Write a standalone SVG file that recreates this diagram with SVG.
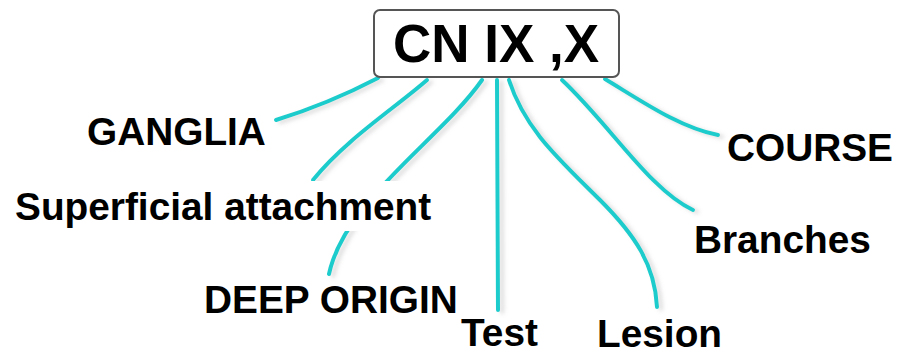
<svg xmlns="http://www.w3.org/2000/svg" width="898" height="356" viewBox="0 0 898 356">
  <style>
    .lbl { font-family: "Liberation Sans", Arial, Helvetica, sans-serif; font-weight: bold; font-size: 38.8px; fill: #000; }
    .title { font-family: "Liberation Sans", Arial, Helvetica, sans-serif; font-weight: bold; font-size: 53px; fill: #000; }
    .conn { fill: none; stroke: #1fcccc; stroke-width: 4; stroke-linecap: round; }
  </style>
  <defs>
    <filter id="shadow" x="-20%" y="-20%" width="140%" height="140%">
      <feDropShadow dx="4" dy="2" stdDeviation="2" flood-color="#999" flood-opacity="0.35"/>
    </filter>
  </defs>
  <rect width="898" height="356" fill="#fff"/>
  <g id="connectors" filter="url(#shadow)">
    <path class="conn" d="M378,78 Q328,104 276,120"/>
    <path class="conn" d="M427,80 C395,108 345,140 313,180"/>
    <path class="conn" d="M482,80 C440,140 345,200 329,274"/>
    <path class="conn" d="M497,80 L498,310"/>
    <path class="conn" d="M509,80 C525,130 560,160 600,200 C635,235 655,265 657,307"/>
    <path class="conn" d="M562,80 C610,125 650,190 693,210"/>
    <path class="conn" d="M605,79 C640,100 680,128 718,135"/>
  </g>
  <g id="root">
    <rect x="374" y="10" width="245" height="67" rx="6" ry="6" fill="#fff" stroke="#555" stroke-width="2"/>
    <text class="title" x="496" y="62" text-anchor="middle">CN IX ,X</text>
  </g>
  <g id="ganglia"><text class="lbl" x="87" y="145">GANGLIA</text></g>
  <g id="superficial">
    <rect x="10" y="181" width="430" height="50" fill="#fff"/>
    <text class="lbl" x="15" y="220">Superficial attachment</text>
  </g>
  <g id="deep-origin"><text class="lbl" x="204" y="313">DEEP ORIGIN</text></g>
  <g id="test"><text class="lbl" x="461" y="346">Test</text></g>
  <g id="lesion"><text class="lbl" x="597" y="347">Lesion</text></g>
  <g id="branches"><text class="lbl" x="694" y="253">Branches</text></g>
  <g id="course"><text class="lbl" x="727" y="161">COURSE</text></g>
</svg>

——

> **EXERCISE DETAILS**:
Please write out all of the material above without changing a word, and omit any pictures.

> **COMPLETED EXERCISE**:
Write a standalone SVG file that recreates this diagram with SVG.
<svg xmlns="http://www.w3.org/2000/svg" width="898" height="356" viewBox="0 0 898 356">
  <style>
    .lbl { font-family: "Liberation Sans", Arial, Helvetica, sans-serif; font-weight: bold; font-size: 38.8px; fill: #000; }
    .title { font-family: "Liberation Sans", Arial, Helvetica, sans-serif; font-weight: bold; font-size: 53px; fill: #000; }
    .conn { fill: none; stroke: #1fcccc; stroke-width: 4; stroke-linecap: round; }
  </style>
  <defs>
    <filter id="shadow" x="-20%" y="-20%" width="140%" height="140%">
      <feDropShadow dx="4" dy="2" stdDeviation="2" flood-color="#999" flood-opacity="0.35"/>
    </filter>
  </defs>
  <rect width="898" height="356" fill="#fff"/>
  <g id="connectors" filter="url(#shadow)">
    <path class="conn" d="M378,78 Q328,104 276,120"/>
    <path class="conn" d="M427,80 C395,108 345,140 313,180"/>
    <path class="conn" d="M482,80 C440,140 345,200 329,274"/>
    <path class="conn" d="M497,80 L498,310"/>
    <path class="conn" d="M509,80 C525,130 560,160 600,200 C635,235 655,265 657,307"/>
    <path class="conn" d="M562,80 C610,125 650,190 693,210"/>
    <path class="conn" d="M605,79 C640,100 680,128 718,135"/>
  </g>
  <g id="root">
    <rect x="374" y="10" width="245" height="67" rx="6" ry="6" fill="#fff" stroke="#555" stroke-width="2"/>
    <text class="title" x="496" y="62" text-anchor="middle">CN IX ,X</text>
  </g>
  <g id="ganglia"><text class="lbl" x="87" y="145">GANGLIA</text></g>
  <g id="superficial">
    <rect x="10" y="181" width="430" height="50" fill="#fff"/>
    <text class="lbl" x="15" y="220">Superficial attachment</text>
  </g>
  <g id="deep-origin"><text class="lbl" x="204" y="313">DEEP ORIGIN</text></g>
  <g id="test"><text class="lbl" x="461" y="346">Test</text></g>
  <g id="lesion"><text class="lbl" x="597" y="347">Lesion</text></g>
  <g id="branches"><text class="lbl" x="694" y="253">Branches</text></g>
  <g id="course"><text class="lbl" x="727" y="161">COURSE</text></g>
</svg>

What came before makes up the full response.